GAA: National Football League reaction

“It’s off the mark, it wasn’t spectacular, it’s a win at the end of a difficult week with all the injuries and uncertainty.” John O’Mahony cut a happy figure outside the Mayo dressing room on Sunday after he watched his side see off Westmeath with ease. The two points on the board was the most important thing on an afternoon where conditions dictated that the game would never move above the mediocre in quality for long periods. Mayo were struck with a number of injuries going into the game and O’Mahony is confident most will be back in the reckoning by the time Mayo make the trip to Kerry this weekend. “I’d hope they would, Ger Cafferkey it’s not a serious injury but we didn’t want to take any chances, Pat Harte would have been OK to go in there, but we decided to hold him so we could get another week’s training into him. Barry Moran’s injury was a bad hamstring pull and it could be a long one. Billy Joe Padden, maybe he’ll be back, it was a very bad dead leg he got in the challenge match last week, at least we have another week to buy with them and see. Alan Dillon will be fine, he could have almost started but the extra week will do him good.”

While Mayo were struggling on the playing front, their midland opponents were themselves also shorn of a number of key players such as Dessie Dolan and Martin Flanagan. But O’Mahony was happy with that he saw from the players who came in on the day. “Ger Cafferkey did a fitness test and seemed OK but in the warm up he pulled up again, but then Kevin McLoughlin came on and played very well. But what counts on a snowy winter’s day is points, which we didn’t get against Derry but we got today. You learn things about individual players and positions that are being nailed down, I was very happy with a number of them there today. I suppose it’s a chance to look at the depth of your panel and what we have available. I suppose in the second half we lost a bit of shape and we stopped getting the ball in when there was a wind with us, which is something we’ll have to look at before the next day.”

Next week will see Mayo make the long trip down south to face an imposing Kerry side and O’Mahony knows improvements will be needed. “It’s going to be an away game against Kerry, all we can do is throw everything at them and get a performance in. Kerry are going very well, with Jack O’Connor now back, it is possible if it wasn’t a new manager they might not be going as well as they have huge focus on the league, we’ll give it a rattle and see what happens. We are up against it and you could say today somewise didn’t prepare us for next Sunday but we have the two points which we wanted.”

Getting the two points on the board was the objective in Charlestown and it was duly achieved against a side who slumped to their third defeat, but there is still a sense of relief when the final whistle is blown, according to O’Mahony. “Of course you feel relief, there is an overall thing with the national league where the main focus still is to do as well as you can but also to get fellas to nail down places going into the championship.

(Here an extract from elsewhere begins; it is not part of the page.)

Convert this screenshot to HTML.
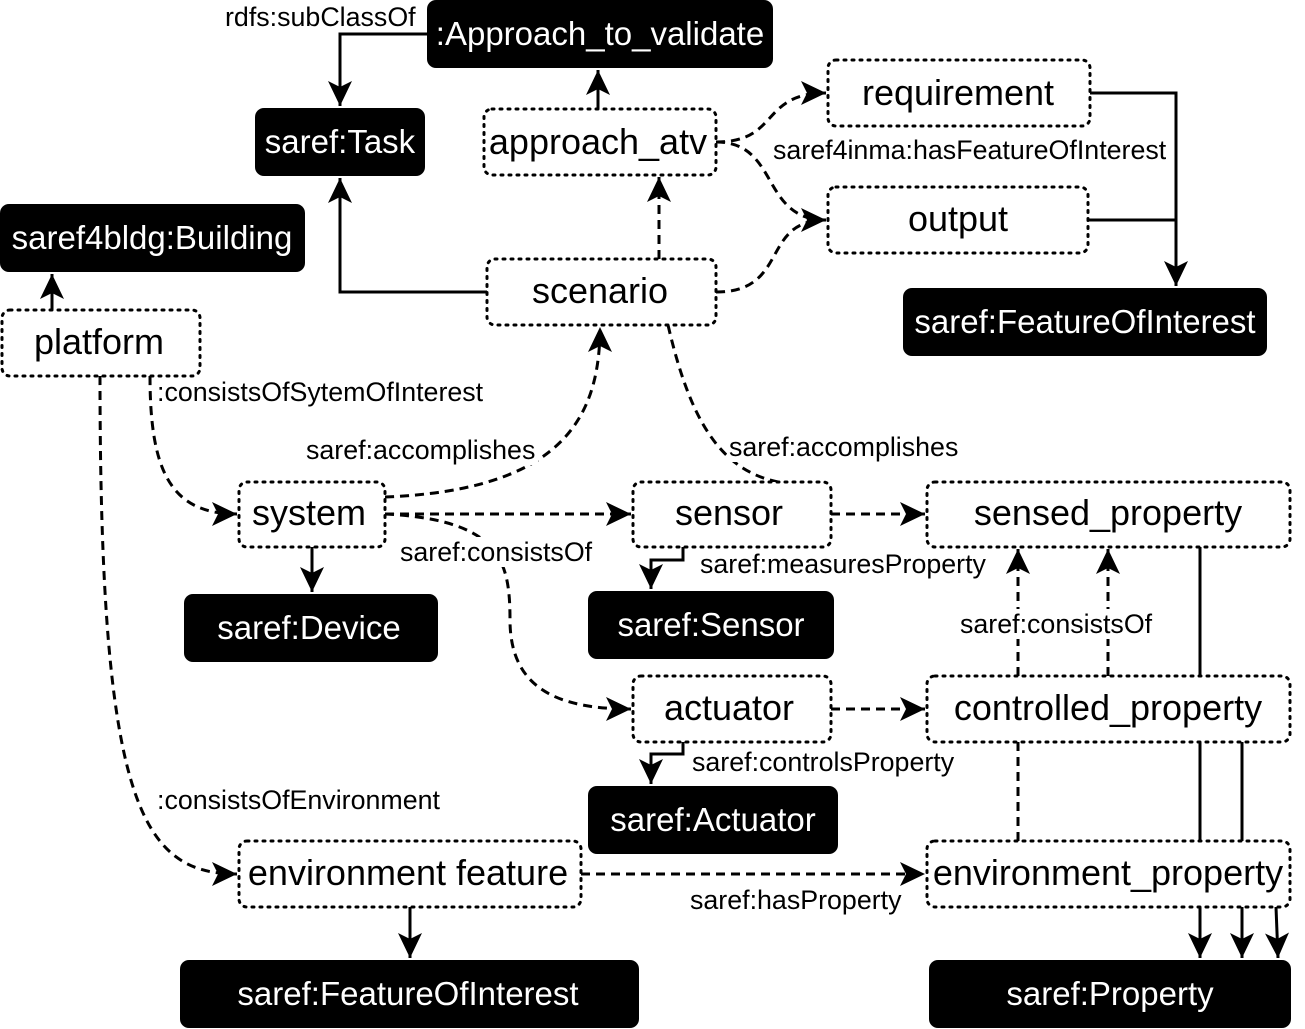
<!DOCTYPE html>
<html><head><meta charset="utf-8"><style>
body{margin:0;background:#fff}
svg{display:block;font-family:"Liberation Sans",sans-serif}
.d{fill:#fff;stroke:#000;stroke-width:3;stroke-dasharray:2 6;stroke-linecap:round}
.b{fill:#000}
.nt{font-size:36px;text-anchor:middle}
.bt{font-size:33px;text-anchor:middle;fill:#fff}
.l{font-size:26.8px}
.s{fill:none;stroke:#000;stroke-width:3}
.da{fill:none;stroke:#000;stroke-width:3;stroke-dasharray:9 6}
</style></head><body>
<svg width="1305" height="1029" viewBox="0 0 1305 1029">
<defs>
<marker id="A" markerWidth="26" markerHeight="24" refX="25" refY="12" orient="auto" markerUnits="userSpaceOnUse"><path d="M0,0 L25,12 L0,24 L6,12 z"/></marker></defs>

<path class="s" d="M598,109 V70" marker-end="url(#A)"/>
<path class="s" d="M427,34 H340 V106" marker-end="url(#A)"/>
<path class="s" d="M487,292 H340 V178" marker-end="url(#A)"/>
<path class="da" d="M659,259 V177" marker-end="url(#A)"/>
<path class="da" d="M716,142 C780,142 760,93 826,93" marker-end="url(#A)"/>
<path class="da" d="M716,142 C780,142 760,220 826,220" marker-end="url(#A)"/>
<path class="da" d="M716,292 C790,292 760,220 826,220"/>
<path class="s" d="M1090,93 H1176 V286" marker-end="url(#A)"/>
<path class="s" d="M1088,220 H1176"/>
<path class="s" d="M52,310 V274" marker-end="url(#A)"/>
<path class="da" d="M150,376 C150,470 170,514 237,514" marker-end="url(#A)"/>
<path class="da" d="M100,376 C100,800 140,874 237,874" marker-end="url(#A)"/>
<path class="da" d="M385,497 C560,490 600,420 600,327" marker-end="url(#A)"/>
<path class="da" d="M668,325 C690,420 720,470 778,482"/>
<path class="da" d="M385,514 H631" marker-end="url(#A)"/>
<path class="da" d="M385,514 C500,520 510,560 510,620 C510,690 560,709 631,709" marker-end="url(#A)"/>
<path class="s" d="M312,547 V592" marker-end="url(#A)"/>
<path class="s" d="M683,547 V560 H651 V589" marker-end="url(#A)"/>
<path class="da" d="M831,514 H925" marker-end="url(#A)"/>
<path class="da" d="M831,709 H925" marker-end="url(#A)"/>
<path class="s" d="M683,742 V754 H651 V784" marker-end="url(#A)"/>
<path class="da" d="M1018,676 V549" marker-end="url(#A)"/>
<path class="da" d="M1108,676 V549" marker-end="url(#A)"/>
<path class="da" d="M1018,841 V742"/>
<path class="s" d="M1200,547 V958" marker-end="url(#A)"/>
<path class="s" d="M1242,742 V958" marker-end="url(#A)"/>
<path class="s" d="M1276,907 L1278,958" marker-end="url(#A)"/>
<path class="da" d="M581,874 H925" marker-end="url(#A)"/>
<path class="s" d="M410,907 V958" marker-end="url(#A)"/>

<rect class="d" x="484" y="109" width="232" height="66" rx="8"/><text class="nt" x="598" y="154">approach_atv</text>
<rect class="d" x="828" y="60" width="262" height="66" rx="8"/><text class="nt" x="958" y="105">requirement</text>
<rect class="d" x="828" y="187" width="260" height="66" rx="8"/><text class="nt" x="958" y="231">output</text>
<rect class="d" x="487" y="259" width="229" height="66" rx="8"/><text class="nt" x="600" y="303">scenario</text>
<rect class="d" x="2" y="310" width="198" height="66" rx="8"/><text class="nt" x="99" y="354">platform</text>
<rect class="d" x="239" y="482" width="146" height="65" rx="8"/><text class="nt" x="309" y="525">system</text>
<rect class="d" x="633" y="482" width="198" height="65" rx="8"/><text class="nt" x="729" y="525">sensor</text>
<rect class="d" x="927" y="482" width="363" height="65" rx="8"/><text class="nt" x="1108" y="525">sensed_property</text>
<rect class="d" x="633" y="676" width="198" height="66" rx="8"/><text class="nt" x="729" y="720">actuator</text>
<rect class="d" x="927" y="676" width="363" height="66" rx="8"/><text class="nt" x="1108" y="720">controlled_property</text>
<rect class="d" x="239" y="841" width="342" height="66" rx="8"/><text class="nt" x="408" y="885">environment feature</text>
<rect class="d" x="927" y="841" width="363" height="66" rx="8"/><text class="nt" x="1108" y="885">environment_property</text>

<rect class="b" x="427" y="0" width="346" height="68" rx="9"/><text class="bt" x="600" y="45">:Approach_to_validate</text>
<rect class="b" x="255" y="108" width="170" height="68" rx="9"/><text class="bt" x="340" y="153">saref:Task</text>
<rect class="b" x="0" y="204" width="305" height="68" rx="9"/><text class="bt" x="152" y="249">saref4bldg:Building</text>
<rect class="b" x="903" y="288" width="364" height="68" rx="9"/><text class="bt" x="1085" y="333">saref:FeatureOfInterest</text>
<rect class="b" x="184" y="594" width="254" height="68" rx="9"/><text class="bt" x="309" y="639">saref:Device</text>
<rect class="b" x="588" y="591" width="246" height="68" rx="9"/><text class="bt" x="711" y="636">saref:Sensor</text>
<rect class="b" x="588" y="786" width="250" height="68" rx="9"/><text class="bt" x="713" y="831">saref:Actuator</text>
<rect class="b" x="180" y="960" width="459" height="68" rx="9"/><text class="bt" x="408" y="1005">saref:FeatureOfInterest</text>
<rect class="b" x="929" y="960" width="362" height="68" rx="9"/><text class="bt" x="1110" y="1005">saref:Property</text>

<g class="l">
<rect x="222" y="2" width="200" height="28" fill="#fff"/><text x="225" y="26">rdfs:subClassOf</text>
<rect x="770" y="135" width="400" height="30" fill="#fff"/><text x="773" y="159">saref4inma:hasFeatureOfInterest</text>
<text x="157" y="401">:consistsOfSytemOfInterest</text>
<rect x="304" y="435" width="234" height="30" fill="#fff"/><text x="306" y="459">saref:accomplishes</text>
<rect x="727" y="432" width="235" height="30" fill="#fff"/><text x="729" y="456">saref:accomplishes</text>
<rect x="398" y="537" width="197" height="30" fill="#fff"/><text x="400" y="561">saref:consistsOf</text>
<rect x="698" y="549" width="292" height="30" fill="#fff"/><text x="700" y="573">saref:measuresProperty</text>
<rect x="958" y="609" width="197" height="30" fill="#fff"/><text x="960" y="633">saref:consistsOf</text>
<rect x="690" y="747" width="267" height="30" fill="#fff"/><text x="692" y="771">saref:controlsProperty</text>
<text x="157" y="809">:consistsOfEnvironment</text>
<text x="690" y="909">saref:hasProperty</text>
</g>
</svg>
</body></html>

But at the end of the day we all still look at the table, there is a lot to be played in this league still and everyone is presuming that Dublin, Kerry, and Tyrone will beat us. But that’s no harm, people’s perceptions are hugely influential, what we have to try and do is to stop those perceptions creeping into players. It’s what you do in between those white lines that matters. Tyrone are being written about as a team that’s going to win a load more All Irelands, but we are above them in the table, and that doesn’t mean either that we are a better team than them. It means the way the draw has fallen.”